[Rows from a dataset of charts and code]
+ + + +

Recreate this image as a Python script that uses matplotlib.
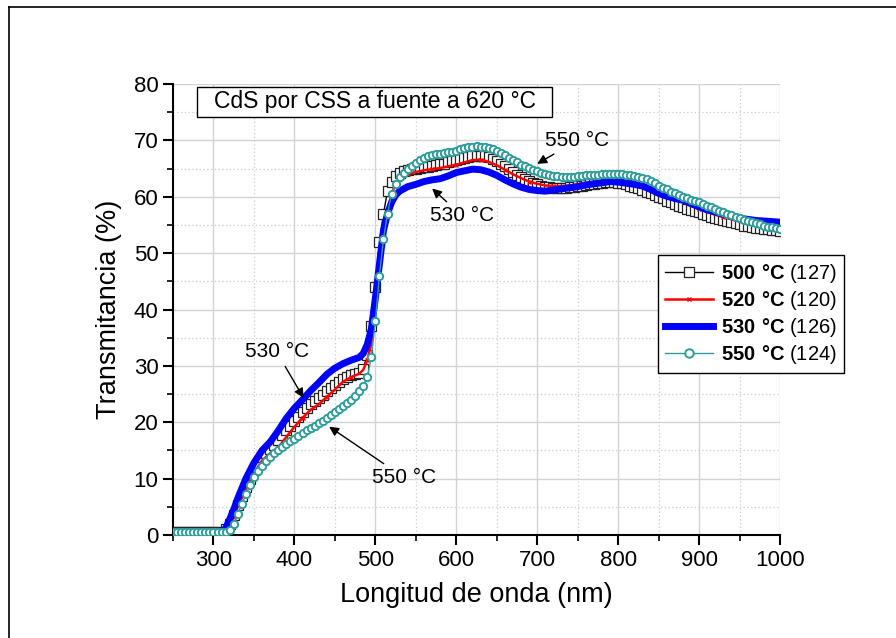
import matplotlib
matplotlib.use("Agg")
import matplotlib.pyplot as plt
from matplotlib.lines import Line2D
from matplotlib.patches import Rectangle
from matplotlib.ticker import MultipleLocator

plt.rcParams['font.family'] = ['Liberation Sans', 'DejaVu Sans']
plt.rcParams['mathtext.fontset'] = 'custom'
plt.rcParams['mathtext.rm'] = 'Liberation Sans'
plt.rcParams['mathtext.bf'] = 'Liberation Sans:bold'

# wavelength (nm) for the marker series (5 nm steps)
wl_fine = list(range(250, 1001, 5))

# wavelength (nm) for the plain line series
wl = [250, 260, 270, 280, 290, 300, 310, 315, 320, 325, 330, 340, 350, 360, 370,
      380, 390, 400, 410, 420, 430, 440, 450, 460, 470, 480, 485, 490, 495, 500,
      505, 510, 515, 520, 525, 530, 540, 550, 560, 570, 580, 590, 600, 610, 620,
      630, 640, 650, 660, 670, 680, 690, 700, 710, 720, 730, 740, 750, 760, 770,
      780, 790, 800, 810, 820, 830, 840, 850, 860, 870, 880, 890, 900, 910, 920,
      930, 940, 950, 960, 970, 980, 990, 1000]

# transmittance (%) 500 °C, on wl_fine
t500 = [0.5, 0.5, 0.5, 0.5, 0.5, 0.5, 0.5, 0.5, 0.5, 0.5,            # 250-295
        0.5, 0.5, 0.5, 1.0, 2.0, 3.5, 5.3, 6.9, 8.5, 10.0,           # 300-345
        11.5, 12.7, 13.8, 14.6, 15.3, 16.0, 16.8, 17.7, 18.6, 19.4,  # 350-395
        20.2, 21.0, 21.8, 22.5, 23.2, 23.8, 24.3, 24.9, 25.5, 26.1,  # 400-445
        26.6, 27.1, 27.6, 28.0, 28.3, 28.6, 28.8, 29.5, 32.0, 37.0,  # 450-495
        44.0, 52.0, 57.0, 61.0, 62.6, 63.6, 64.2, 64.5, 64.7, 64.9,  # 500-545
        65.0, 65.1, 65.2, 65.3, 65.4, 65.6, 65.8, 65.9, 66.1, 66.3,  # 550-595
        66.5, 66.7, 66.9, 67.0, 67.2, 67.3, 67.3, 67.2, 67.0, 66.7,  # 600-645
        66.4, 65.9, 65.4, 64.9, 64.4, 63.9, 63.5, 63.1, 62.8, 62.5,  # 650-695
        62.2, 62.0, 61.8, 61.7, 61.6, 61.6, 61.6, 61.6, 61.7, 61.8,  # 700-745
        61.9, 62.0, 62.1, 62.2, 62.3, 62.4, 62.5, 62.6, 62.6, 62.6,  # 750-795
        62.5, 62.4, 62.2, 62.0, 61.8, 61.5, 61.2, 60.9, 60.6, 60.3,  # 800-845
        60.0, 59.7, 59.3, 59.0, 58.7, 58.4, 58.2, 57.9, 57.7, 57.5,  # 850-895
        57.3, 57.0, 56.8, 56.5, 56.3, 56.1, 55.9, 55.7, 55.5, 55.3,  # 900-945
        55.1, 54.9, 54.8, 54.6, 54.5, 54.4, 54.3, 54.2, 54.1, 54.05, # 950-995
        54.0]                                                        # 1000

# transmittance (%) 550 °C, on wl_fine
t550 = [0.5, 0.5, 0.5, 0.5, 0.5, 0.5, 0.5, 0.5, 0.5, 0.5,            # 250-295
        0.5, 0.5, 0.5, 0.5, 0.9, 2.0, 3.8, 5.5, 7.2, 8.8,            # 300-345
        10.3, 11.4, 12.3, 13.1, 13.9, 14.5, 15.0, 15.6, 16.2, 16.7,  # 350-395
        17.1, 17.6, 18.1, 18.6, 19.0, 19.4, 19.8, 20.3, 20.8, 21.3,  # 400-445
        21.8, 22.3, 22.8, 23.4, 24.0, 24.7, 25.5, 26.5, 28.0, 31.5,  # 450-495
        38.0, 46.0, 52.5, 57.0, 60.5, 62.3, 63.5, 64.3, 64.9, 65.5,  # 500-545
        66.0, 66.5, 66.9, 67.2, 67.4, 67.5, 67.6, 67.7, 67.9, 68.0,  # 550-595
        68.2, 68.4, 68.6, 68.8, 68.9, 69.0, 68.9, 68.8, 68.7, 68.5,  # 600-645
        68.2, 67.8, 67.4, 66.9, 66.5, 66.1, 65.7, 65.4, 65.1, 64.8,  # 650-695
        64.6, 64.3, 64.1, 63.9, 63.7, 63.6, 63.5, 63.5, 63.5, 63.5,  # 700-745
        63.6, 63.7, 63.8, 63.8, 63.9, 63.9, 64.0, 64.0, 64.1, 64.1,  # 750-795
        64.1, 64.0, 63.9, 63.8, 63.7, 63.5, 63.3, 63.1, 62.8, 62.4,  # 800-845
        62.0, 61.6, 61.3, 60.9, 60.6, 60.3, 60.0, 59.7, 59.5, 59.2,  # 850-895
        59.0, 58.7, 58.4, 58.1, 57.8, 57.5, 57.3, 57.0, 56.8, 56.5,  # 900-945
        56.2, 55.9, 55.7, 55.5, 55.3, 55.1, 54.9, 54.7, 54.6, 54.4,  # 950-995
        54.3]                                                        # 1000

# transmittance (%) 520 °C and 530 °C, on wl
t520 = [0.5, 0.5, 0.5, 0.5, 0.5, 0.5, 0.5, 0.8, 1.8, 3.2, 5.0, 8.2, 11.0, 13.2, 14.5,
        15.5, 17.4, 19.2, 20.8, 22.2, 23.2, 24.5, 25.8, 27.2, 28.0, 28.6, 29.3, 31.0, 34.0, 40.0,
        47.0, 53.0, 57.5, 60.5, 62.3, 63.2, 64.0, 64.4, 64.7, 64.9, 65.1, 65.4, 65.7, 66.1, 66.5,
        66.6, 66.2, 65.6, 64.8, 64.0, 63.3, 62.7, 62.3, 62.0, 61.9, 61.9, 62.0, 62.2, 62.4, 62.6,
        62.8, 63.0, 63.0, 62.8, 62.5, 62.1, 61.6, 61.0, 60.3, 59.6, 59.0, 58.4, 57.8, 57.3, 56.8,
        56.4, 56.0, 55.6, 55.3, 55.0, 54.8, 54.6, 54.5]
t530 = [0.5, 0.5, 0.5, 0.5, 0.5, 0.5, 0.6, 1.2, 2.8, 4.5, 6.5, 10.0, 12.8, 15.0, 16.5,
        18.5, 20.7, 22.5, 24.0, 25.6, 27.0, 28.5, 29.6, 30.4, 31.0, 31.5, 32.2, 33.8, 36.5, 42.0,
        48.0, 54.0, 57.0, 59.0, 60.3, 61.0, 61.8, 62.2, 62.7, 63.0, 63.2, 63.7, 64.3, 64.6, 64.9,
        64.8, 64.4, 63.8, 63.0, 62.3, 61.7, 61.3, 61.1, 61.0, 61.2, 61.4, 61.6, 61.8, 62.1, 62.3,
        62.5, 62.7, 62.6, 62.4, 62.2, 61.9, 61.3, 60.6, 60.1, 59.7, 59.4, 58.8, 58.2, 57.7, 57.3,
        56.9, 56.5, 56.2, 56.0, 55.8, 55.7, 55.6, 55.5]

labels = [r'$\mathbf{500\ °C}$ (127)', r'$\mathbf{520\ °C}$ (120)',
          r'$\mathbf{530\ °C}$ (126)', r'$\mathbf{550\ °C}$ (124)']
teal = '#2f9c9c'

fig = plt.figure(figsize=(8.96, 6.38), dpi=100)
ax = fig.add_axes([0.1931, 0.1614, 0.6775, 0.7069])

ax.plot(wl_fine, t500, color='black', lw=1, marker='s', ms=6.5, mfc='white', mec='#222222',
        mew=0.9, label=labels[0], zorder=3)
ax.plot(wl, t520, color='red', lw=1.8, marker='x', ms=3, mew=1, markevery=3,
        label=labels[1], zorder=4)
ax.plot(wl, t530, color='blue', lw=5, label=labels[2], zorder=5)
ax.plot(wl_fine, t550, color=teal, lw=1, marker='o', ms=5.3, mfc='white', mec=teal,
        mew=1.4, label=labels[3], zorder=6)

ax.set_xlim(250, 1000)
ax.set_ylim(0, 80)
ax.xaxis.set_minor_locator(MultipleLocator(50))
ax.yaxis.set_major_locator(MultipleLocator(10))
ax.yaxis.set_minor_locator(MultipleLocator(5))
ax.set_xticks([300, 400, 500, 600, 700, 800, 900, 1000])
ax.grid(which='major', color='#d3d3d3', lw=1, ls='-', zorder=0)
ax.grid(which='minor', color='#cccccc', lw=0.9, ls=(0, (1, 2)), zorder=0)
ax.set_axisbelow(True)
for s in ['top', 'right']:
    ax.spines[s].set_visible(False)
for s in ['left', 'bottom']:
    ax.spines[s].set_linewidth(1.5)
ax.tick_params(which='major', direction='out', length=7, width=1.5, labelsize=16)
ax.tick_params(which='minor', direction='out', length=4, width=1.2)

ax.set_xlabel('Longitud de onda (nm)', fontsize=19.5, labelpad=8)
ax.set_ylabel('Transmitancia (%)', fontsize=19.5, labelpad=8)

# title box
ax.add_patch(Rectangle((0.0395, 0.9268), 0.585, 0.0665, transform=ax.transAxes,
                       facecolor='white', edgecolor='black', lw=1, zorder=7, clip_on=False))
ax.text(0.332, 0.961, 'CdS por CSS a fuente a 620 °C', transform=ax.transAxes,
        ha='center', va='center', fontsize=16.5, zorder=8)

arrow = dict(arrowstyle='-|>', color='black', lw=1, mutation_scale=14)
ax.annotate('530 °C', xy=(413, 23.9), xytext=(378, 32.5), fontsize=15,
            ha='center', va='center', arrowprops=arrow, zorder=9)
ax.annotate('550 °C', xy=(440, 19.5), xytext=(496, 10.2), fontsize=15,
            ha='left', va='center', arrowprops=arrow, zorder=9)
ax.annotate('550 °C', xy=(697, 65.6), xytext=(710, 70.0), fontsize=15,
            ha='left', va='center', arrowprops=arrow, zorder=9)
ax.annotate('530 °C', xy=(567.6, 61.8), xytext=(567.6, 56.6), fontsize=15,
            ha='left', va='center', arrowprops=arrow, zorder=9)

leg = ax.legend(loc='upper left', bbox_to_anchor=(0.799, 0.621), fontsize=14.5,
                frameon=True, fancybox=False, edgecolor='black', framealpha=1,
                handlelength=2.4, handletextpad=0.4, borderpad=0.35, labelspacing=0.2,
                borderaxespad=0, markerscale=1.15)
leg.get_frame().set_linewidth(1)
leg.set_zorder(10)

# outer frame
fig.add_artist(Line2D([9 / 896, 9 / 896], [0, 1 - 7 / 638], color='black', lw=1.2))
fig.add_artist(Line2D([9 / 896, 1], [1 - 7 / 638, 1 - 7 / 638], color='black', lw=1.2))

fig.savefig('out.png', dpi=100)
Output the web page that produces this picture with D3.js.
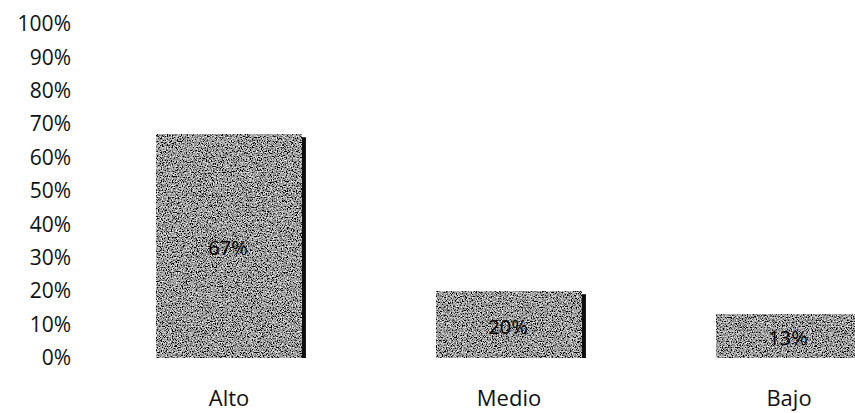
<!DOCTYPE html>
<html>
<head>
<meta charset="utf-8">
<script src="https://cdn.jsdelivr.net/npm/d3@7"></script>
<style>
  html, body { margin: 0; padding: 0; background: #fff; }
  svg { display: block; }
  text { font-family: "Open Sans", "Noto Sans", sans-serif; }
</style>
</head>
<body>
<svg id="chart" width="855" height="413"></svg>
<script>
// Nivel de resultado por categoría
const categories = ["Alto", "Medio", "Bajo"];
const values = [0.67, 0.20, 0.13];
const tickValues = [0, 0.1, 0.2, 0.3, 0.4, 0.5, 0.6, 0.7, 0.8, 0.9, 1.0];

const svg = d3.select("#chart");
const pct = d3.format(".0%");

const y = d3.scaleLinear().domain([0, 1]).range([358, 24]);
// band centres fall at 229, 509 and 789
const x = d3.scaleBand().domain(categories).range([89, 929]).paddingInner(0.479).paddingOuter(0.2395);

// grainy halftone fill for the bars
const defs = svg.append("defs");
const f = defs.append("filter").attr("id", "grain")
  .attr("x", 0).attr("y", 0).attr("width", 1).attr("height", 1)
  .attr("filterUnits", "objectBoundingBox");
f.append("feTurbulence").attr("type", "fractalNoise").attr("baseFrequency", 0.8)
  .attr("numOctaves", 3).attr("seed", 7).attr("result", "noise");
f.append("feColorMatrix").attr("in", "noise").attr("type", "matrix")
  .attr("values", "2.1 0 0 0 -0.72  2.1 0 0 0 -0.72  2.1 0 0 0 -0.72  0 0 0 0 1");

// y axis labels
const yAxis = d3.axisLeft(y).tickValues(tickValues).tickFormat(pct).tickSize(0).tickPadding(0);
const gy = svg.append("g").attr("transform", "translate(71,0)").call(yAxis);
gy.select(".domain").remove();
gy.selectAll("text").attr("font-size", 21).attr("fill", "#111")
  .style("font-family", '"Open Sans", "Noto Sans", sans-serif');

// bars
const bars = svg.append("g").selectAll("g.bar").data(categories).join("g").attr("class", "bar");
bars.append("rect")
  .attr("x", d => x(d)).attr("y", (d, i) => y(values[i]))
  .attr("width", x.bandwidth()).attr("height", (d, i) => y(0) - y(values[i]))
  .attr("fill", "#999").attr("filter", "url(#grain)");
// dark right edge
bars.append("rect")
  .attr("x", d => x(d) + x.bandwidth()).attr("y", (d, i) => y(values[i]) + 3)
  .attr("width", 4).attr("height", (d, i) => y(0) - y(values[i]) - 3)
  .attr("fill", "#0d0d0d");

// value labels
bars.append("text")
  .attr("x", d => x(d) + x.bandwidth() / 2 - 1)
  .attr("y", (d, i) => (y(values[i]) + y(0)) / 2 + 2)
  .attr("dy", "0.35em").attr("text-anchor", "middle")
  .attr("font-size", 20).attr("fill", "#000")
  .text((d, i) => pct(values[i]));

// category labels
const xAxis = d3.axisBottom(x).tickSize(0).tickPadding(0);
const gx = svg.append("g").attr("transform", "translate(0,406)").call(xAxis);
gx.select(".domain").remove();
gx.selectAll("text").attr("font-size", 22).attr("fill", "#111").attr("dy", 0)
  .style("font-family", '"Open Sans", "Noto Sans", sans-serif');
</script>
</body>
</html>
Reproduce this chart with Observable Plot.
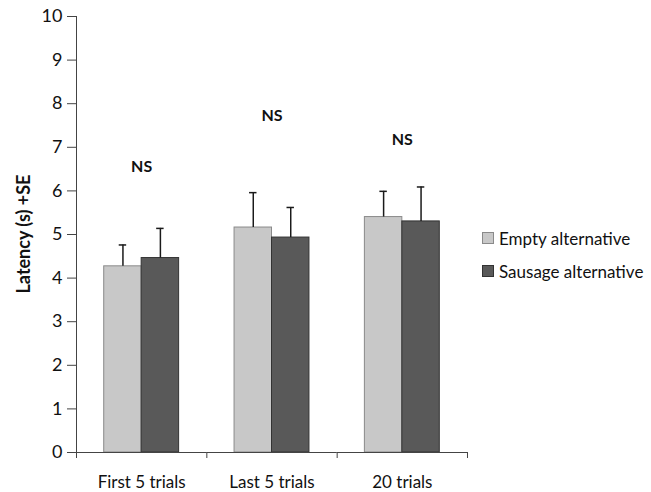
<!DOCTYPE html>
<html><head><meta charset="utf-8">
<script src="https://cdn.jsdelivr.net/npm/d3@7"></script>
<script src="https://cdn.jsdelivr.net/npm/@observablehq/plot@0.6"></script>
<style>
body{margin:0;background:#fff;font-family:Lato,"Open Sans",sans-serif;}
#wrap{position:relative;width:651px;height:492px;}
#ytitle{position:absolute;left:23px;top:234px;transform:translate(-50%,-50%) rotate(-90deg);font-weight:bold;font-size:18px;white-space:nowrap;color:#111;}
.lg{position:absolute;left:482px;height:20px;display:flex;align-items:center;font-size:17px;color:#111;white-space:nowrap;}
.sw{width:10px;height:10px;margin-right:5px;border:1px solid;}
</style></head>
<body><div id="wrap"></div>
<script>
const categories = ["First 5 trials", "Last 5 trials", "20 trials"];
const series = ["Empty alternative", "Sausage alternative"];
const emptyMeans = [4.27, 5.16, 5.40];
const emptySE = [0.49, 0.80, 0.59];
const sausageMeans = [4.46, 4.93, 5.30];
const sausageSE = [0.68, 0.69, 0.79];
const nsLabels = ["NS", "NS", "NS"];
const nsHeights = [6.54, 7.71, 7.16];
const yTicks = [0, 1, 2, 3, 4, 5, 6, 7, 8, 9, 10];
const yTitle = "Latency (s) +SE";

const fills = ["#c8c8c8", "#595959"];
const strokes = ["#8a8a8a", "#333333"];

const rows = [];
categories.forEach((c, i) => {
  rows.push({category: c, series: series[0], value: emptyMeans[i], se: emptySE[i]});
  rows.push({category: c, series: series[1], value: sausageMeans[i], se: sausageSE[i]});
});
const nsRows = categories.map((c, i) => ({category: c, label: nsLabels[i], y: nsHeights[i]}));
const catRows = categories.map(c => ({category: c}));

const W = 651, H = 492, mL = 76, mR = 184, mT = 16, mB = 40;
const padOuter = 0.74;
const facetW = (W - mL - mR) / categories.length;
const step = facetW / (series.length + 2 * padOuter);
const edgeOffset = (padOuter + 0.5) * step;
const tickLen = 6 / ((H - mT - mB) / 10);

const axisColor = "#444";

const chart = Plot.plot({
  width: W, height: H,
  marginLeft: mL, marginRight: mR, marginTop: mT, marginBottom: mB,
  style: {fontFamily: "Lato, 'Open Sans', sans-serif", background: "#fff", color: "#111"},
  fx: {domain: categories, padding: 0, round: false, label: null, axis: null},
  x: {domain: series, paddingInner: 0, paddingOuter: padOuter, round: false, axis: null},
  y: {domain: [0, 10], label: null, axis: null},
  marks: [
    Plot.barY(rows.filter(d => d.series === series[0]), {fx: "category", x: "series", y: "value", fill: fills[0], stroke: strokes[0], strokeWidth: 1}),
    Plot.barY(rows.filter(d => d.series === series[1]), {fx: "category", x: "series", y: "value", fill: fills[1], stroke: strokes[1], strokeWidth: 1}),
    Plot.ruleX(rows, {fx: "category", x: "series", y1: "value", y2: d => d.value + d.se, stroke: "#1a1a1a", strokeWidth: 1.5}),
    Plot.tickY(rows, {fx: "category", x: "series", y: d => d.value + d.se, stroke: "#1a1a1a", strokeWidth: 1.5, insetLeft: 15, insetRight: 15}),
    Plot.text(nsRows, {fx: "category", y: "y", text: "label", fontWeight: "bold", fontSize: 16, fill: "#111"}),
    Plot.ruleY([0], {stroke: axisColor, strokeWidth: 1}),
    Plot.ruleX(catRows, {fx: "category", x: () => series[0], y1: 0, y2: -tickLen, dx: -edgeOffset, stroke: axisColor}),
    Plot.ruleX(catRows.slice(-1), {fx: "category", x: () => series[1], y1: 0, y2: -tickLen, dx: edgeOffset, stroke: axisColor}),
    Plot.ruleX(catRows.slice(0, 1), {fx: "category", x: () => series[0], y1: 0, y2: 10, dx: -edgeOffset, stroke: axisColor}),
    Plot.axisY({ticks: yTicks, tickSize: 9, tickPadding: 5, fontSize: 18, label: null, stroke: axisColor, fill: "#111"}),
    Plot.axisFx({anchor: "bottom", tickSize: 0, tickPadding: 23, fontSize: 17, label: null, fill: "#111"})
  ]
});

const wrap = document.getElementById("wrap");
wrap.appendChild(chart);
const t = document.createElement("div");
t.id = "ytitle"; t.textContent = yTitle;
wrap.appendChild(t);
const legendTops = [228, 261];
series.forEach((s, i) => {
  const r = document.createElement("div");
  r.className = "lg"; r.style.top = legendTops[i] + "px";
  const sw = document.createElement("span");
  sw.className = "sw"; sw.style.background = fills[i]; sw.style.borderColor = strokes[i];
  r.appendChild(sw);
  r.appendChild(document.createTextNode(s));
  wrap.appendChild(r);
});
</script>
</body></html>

+ + + +

**TASK REQUIREMENTS**
Write out each line of the listing above, exactly, from its first line to the line holding "930, 940, 950, 960, 970, 980, 990, 1000]", inclusive. Skip the pictures.

**WORKED ANSWER**
Recreate this image as a Python script that uses matplotlib.
import matplotlib
matplotlib.use("Agg")
import matplotlib.pyplot as plt
from matplotlib.lines import Line2D
from matplotlib.patches import Rectangle
from matplotlib.ticker import MultipleLocator

plt.rcParams['font.family'] = ['Liberation Sans', 'DejaVu Sans']
plt.rcParams['mathtext.fontset'] = 'custom'
plt.rcParams['mathtext.rm'] = 'Liberation Sans'
plt.rcParams['mathtext.bf'] = 'Liberation Sans:bold'

# wavelength (nm) for the marker series (5 nm steps)
wl_fine = list(range(250, 1001, 5))

# wavelength (nm) for the plain line series
wl = [250, 260, 270, 280, 290, 300, 310, 315, 320, 325, 330, 340, 350, 360, 370,
      380, 390, 400, 410, 420, 430, 440, 450, 460, 470, 480, 485, 490, 495, 500,
      505, 510, 515, 520, 525, 530, 540, 550, 560, 570, 580, 590, 600, 610, 620,
      630, 640, 650, 660, 670, 680, 690, 700, 710, 720, 730, 740, 750, 760, 770,
      780, 790, 800, 810, 820, 830, 840, 850, 860, 870, 880, 890, 900, 910, 920,
      930, 940, 950, 960, 970, 980, 990, 1000]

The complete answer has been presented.